Quelque chose qui m’avait fortement marquée, c’était quand j’avais voyagé dans les Maramureş dans le nord-ouest de la Roumanie, un milieu très rural, avec des petites maisons en bois très mignonnes : devant chacune de ces maisons, il y a un portique en bois qui intègre un banc. Par comparaison avec nos villages wallons qui sont très souvent déserts, ces villages-là étaient super vivants, il y avait toujours des gens assis sur ces banquettes et d’autres qui se promenaient et tous parlaient entre eux. Des petits attroupements se formaient et se défaisaient. Tout ça grâce à un dispositif lié aux maisons, donc privé, mais qui donnait sur l’espace public et formait une interface très efficace.
10 – As-tu une lecture à nous recommander ?
Je pense à un livre, « La poétique de la ville », de Pierre Sansot, un anthropologue français, mais je l’ai lu durant mes études, donc je ne suis pas sûre qu’aujourd’hui je le verrais avec les mêmes yeux. C’est quelqu’un qui m’a fait vraiment sentir cette dimension d’infrastructures sociales.
(NB : Voici le lien vers le pdf du texte complet en fac similé : https://fr.scribd.com/doc/43730951/La-poetique-de-la-ville)
11 – Est-ce qu’il y a une œuvre d’art à laquelle tu as pensé pendant cette interview ?
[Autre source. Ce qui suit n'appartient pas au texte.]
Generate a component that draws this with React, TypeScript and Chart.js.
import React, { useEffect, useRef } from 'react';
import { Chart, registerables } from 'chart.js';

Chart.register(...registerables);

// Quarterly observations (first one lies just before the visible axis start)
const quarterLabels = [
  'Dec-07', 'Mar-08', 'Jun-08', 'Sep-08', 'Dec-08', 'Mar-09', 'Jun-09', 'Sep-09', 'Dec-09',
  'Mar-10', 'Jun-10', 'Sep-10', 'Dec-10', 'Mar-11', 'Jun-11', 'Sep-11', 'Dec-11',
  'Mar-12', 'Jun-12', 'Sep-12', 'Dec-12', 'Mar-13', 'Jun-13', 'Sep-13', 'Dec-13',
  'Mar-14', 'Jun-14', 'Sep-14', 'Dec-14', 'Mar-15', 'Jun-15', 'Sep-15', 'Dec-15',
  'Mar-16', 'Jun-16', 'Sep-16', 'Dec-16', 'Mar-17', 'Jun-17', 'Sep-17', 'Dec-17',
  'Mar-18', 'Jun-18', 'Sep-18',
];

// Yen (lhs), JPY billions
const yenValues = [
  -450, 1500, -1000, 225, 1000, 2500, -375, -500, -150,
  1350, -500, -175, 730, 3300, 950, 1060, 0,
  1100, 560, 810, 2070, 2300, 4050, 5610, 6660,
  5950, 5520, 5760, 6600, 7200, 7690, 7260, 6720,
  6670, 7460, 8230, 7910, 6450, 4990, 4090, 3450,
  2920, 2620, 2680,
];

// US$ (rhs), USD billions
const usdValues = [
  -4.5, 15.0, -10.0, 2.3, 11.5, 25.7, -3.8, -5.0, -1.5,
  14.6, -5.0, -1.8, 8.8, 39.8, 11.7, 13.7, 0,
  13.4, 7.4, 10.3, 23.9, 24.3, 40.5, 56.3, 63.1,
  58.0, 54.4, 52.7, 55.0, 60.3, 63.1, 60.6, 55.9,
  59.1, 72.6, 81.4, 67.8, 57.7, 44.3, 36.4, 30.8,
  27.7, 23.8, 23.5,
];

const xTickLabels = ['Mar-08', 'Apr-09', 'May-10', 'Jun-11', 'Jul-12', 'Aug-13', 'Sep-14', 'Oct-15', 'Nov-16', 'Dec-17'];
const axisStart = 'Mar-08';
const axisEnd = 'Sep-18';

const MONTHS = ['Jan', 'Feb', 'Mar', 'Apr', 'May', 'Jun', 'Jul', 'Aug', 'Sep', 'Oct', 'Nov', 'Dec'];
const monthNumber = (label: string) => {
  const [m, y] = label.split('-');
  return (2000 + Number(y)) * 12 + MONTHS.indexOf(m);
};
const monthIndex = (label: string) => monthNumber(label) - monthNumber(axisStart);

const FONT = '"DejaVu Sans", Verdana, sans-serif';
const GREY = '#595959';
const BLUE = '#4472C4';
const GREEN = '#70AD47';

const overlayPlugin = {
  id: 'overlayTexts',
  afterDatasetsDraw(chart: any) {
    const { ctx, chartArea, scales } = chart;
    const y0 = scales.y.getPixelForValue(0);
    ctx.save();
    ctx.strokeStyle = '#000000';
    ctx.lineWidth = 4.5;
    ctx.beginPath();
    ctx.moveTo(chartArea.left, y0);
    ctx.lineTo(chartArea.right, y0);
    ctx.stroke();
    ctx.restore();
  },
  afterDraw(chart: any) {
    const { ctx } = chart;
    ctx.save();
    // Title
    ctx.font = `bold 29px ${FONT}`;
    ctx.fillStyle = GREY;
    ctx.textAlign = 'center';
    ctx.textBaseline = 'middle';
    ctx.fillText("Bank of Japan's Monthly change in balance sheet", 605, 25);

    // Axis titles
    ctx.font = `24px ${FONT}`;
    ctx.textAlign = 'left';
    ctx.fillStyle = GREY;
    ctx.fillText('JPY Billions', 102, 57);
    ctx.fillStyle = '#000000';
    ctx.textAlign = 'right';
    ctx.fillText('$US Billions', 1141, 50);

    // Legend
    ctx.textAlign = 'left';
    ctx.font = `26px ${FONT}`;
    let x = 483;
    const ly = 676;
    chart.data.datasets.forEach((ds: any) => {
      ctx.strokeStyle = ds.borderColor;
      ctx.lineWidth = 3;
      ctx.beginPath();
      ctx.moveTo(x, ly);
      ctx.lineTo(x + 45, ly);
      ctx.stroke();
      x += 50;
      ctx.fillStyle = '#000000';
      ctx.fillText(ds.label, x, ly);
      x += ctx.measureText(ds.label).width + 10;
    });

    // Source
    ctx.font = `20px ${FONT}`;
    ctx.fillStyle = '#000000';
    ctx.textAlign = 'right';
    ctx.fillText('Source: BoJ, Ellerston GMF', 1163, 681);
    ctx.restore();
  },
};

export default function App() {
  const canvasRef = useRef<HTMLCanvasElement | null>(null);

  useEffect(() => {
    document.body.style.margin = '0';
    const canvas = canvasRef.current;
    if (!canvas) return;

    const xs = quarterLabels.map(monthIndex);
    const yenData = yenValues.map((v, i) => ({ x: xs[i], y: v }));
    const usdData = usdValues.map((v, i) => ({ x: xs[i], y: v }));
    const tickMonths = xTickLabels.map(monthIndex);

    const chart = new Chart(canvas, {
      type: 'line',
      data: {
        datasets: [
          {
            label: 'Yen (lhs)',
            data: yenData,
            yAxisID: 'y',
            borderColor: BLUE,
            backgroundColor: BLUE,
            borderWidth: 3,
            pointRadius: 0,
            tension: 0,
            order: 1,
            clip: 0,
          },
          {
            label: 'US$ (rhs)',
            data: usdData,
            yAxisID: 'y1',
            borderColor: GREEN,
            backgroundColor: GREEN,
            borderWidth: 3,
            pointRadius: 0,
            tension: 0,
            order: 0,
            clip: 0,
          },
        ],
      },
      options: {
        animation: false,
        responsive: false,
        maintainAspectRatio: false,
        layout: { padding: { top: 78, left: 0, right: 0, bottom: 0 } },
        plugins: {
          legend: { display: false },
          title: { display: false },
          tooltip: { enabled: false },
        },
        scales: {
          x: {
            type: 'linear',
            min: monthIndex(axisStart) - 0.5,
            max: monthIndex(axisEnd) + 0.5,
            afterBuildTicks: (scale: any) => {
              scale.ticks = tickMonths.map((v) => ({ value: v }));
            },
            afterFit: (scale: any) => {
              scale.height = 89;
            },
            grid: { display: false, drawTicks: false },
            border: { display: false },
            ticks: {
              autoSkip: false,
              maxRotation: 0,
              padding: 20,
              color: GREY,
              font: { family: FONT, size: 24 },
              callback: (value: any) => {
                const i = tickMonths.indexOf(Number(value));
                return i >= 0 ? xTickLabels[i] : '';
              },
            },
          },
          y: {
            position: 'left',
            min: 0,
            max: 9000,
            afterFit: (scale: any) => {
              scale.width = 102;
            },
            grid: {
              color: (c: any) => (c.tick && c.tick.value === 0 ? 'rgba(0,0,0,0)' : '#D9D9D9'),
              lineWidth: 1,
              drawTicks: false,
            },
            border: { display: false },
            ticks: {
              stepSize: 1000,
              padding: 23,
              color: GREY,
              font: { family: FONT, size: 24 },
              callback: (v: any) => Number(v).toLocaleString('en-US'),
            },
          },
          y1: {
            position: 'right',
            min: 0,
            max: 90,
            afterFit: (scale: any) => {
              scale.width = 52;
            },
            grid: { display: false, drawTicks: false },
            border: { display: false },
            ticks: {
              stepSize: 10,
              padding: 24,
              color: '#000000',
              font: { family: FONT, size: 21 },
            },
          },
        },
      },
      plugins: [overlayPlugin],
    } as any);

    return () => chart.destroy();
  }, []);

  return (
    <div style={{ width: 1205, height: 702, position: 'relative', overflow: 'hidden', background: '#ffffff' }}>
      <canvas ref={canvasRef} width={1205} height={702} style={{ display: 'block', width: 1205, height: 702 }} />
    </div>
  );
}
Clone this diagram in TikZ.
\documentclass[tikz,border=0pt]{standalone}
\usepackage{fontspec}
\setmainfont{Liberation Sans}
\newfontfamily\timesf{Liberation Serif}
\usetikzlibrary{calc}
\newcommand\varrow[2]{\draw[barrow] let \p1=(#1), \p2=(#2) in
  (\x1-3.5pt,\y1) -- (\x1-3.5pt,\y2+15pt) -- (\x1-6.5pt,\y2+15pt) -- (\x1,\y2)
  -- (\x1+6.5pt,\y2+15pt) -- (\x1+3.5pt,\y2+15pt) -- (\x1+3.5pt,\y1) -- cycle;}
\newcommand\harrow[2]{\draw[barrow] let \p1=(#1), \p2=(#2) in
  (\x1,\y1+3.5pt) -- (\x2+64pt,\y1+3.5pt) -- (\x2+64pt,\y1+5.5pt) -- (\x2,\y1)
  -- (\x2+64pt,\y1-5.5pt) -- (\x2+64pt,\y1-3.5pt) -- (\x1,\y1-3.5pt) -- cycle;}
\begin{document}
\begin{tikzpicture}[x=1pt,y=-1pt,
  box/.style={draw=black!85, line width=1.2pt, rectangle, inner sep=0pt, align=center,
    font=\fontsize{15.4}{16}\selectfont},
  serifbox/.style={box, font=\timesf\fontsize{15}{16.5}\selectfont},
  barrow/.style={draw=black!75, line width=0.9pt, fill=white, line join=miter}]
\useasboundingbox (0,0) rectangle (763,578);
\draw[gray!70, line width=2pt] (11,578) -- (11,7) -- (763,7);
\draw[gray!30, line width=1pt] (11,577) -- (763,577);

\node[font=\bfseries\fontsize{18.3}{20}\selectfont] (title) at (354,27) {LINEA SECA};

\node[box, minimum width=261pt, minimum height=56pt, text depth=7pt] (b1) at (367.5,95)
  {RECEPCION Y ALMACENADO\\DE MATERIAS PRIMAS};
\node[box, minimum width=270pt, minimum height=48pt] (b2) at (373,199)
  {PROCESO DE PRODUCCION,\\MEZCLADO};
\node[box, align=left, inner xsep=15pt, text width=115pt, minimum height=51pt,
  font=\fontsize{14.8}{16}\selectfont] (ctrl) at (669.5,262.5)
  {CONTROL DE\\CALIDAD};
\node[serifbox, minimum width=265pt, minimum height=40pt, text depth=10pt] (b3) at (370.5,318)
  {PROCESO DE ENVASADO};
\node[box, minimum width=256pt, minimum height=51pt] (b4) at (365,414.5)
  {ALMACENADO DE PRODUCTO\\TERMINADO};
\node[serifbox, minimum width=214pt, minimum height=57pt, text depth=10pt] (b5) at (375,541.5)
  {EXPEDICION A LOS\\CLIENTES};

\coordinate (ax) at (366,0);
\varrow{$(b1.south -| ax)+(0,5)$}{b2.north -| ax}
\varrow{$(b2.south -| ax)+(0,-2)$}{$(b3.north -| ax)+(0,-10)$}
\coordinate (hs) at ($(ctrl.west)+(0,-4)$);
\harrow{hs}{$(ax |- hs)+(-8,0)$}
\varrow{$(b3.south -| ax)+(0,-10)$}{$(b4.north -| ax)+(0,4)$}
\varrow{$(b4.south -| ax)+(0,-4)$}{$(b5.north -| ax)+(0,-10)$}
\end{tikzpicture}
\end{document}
J’aime bien cette question. J’ai repensé aux paysages retravaillés de Sophie Langohr. Alors, c’est vrai que, paradoxalement, il n’y a pas du tout d’êtres humains sur ses images. C’est peut-être le côté « paysage comme un bien commun », il y a cette forme de réappropriation du paysage qu’elle fait pour de nouveau le réoffrir vers tout le monde, comme un bien commun. Voilà, cela m’évoque cet aller-retour-là.